On Jan. 26, the day of the South Carolina primary, Mr. Clinton compared Mr. Obama’s strength in
that state’s primary, which Mr. Obama won, to Jesse Jackson’s two victories in the state’s nominating contests in the 1980s, a comment many blacks in Harlem and elsewhere
found even more offensive.
“It’s demeaning: It suggests the only reason Obama got there was his skin color,” said Derrick
Guest, a 35-year-old African-American video producer. The general response to Mr. Clinton, Mr. Guest added, was: “You’re part of the
family. We bring you in, and then when we turn around, you kind of knifed us in the back.”
In an interview on CNN in March, Mr. Clinton
called the suggestion that he had played racial politics in South Carolina a “myth and a mugging.” In a radio interview in April, he
sharpened his defense of his South Carolina remarks, saying of the Obama campaign, “I think that they played the race card on me.” And he
added, “You got to really go some to play the race card with me my office is in Harlem.”

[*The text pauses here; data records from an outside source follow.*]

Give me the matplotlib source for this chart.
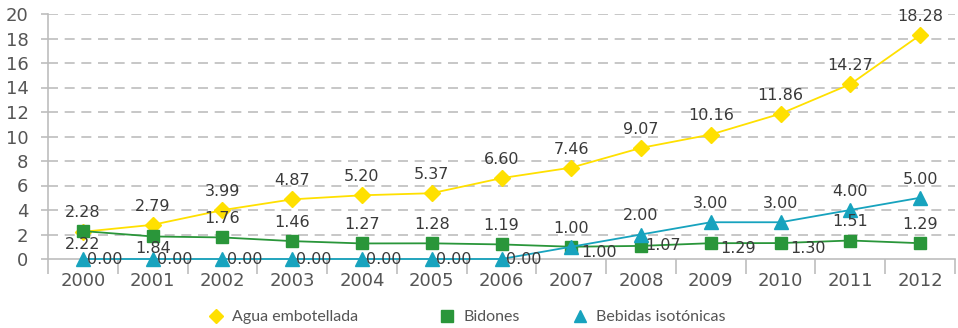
import matplotlib
matplotlib.use("Agg")
import matplotlib.pyplot as plt
from matplotlib.lines import Line2D
import numpy as np

years = ["2000", "2001", "2002", "2003", "2004", "2005", "2006",
         "2007", "2008", "2009", "2010", "2011", "2012"]
agua = [2.22, 2.79, 3.99, 4.87, 5.20, 5.37, 6.60, 7.46, 9.07, 10.16, 11.86, 14.27, 18.28]
bidones = [2.28, 1.84, 1.76, 1.46, 1.27, 1.28, 1.19, 1.00, 1.07, 1.29, 1.30, 1.51, 1.29]
isotonicas = [0.00, 0.00, 0.00, 0.00, 0.00, 0.00, 0.00, 1.00, 2.00, 3.00, 3.00, 4.00, 5.00]
series_names = ["Agua embotellada", "Bidones", "Bebidas isotónicas"]
y_ticks = [0, 2, 4, 6, 8, 10, 12, 14, 16, 18, 20]

# label placement per point: a = above, b = below, r = right, rb = right and slightly below
agua_pos = ["b"] + ["a"] * 12
bidones_pos = ["a", "b", "a", "a", "a", "a", "a", "rb", "r", "rb", "rb", "a", "a"]
iso_pos = ["r"] * 7 + ["a"] * 6

YELLOW = "#FFE000"
GREEN = "#2A963A"
TEAL = "#17A3BE"
GRID = "#BDBDBD"
TEXT = "#3A3A3A"

plt.rcParams["font.family"] = ["DejaVu Sans"]

fig = plt.figure(figsize=(9.58, 3.28), dpi=100)
ax = fig.add_axes([48 / 958, 69 / 328, 907 / 958, 245 / 328])

x = np.arange(len(years))

ax.plot(x, agua, color=YELLOW, lw=1.3, marker="D", ms=8, mec=YELLOW, mfc=YELLOW,
        zorder=3, clip_on=False)
ax.plot(x, bidones, color=GREEN, lw=1.3, marker="s", ms=9, mec=GREEN, mfc=GREEN,
        zorder=4, clip_on=False)
ax.plot(x, isotonicas, color=TEAL, lw=1.3, marker="^", ms=10, mec=TEAL, mfc=TEAL,
        zorder=5, clip_on=False)

offsets = {"a": ((0, 8), "center", "bottom"),
           "b": ((0, -3.5), "center", "top"),
           "r": ((3, 0), "left", "center"),
           "rb": ((7, -4), "left", "center")}


def label(values, positions):
    for xi, v, p in zip(x, values, positions):
        off, ha, va = offsets[p]
        ax.annotate(f"{v:.2f}", (xi, v), xytext=off, textcoords="offset points",
                    ha=ha, va=va, fontsize=11.5, color=TEXT, zorder=6)


label(agua, agua_pos)
label(bidones, bidones_pos)
label(isotonicas, iso_pos)

ax.set_xlim(-0.5, len(years) - 0.5)
ax.set_ylim(0, 20)
ax.set_yticks(y_ticks)
ax.set_yticklabels([str(t) for t in y_ticks])
ax.set_xticks(x)
ax.set_xticklabels(years)
ax.set_xticks(np.arange(-0.5, len(years), 1), minor=True)

for t in y_ticks[1:]:
    ax.axhline(t, color=GRID, lw=1.2, ls=(0, (6, 4)), zorder=1)

for s in ["top", "right"]:
    ax.spines[s].set_visible(False)
ax.spines["left"].set_color(GRID)
ax.spines["bottom"].set_color(GRID)
ax.spines["left"].set_linewidth(1.2)
ax.spines["bottom"].set_linewidth(1.2)

ax.tick_params(axis="x", which="major", length=0, pad=9, labelsize=13, labelcolor="#555555")
ax.tick_params(axis="x", which="minor", length=11, width=1.2, color=GRID)
ax.tick_params(axis="y", length=5, width=1.2, color=GRID, pad=9, labelsize=13,
               labelcolor="#555555")

legend_specs = [
    (series_names[0], "D", YELLOW, 7, 210 / 958),
    (series_names[1], "s", GREEN, 8, 441 / 958),
    (series_names[2], "^", TEAL, 9, 574 / 958),
]
for name, mk, col, ms, xa in legend_specs:
    h = Line2D([], [], ls="none", marker=mk, ms=ms, mfc=col, mec=col)
    fig.legend([h], [name], loc="center left", bbox_to_anchor=(xa, 11 / 328),
               frameon=False, handlelength=0.8, handletextpad=0.6, borderpad=0,
               borderaxespad=0, prop={"family": "Lato", "size": 11.5},
               labelcolor="#555555")

fig.savefig("out.png", dpi=100)
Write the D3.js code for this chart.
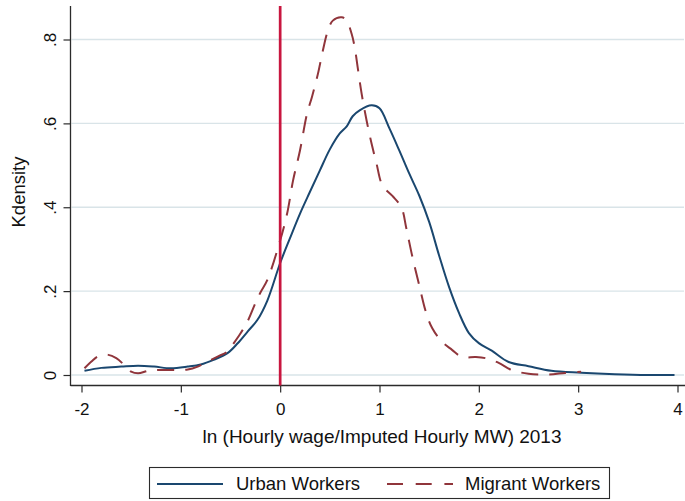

But the Clinton luster was
already badly tarnished in Harlem, and by the time Mrs. Clinton told USA Today in May that Mr. Obama’s support was weakening among
“hard-working Americans, white Americans,” the street stalls around the former president’s office had been wreathed with Obama
T-shirts for months.
Several Harlem community leaders and business people said that the wounds could be healed if Mr. Clinton campaigned
vigorously for Mr. Obama or offered an overture or apology to the neighborhood. “He needs to say: ‘I bumped my head here; pass the
ribs,’ ” suggested Ms. Sims, the cafe owner.
Others said they thought no apology was necessary.
“The punishment
fit the crime,” said Mr. Canada of the Harlem Children’s Zone, a group at whose building Mr. Clinton has made three appearances.
“To have African-Americans angry and question his loyalty to us and our cause, I know he has suffered through this.”
Mr. Clinton
paid a price, Mr. Canada concluded, “and I think it’s time to move to the next level of healing.”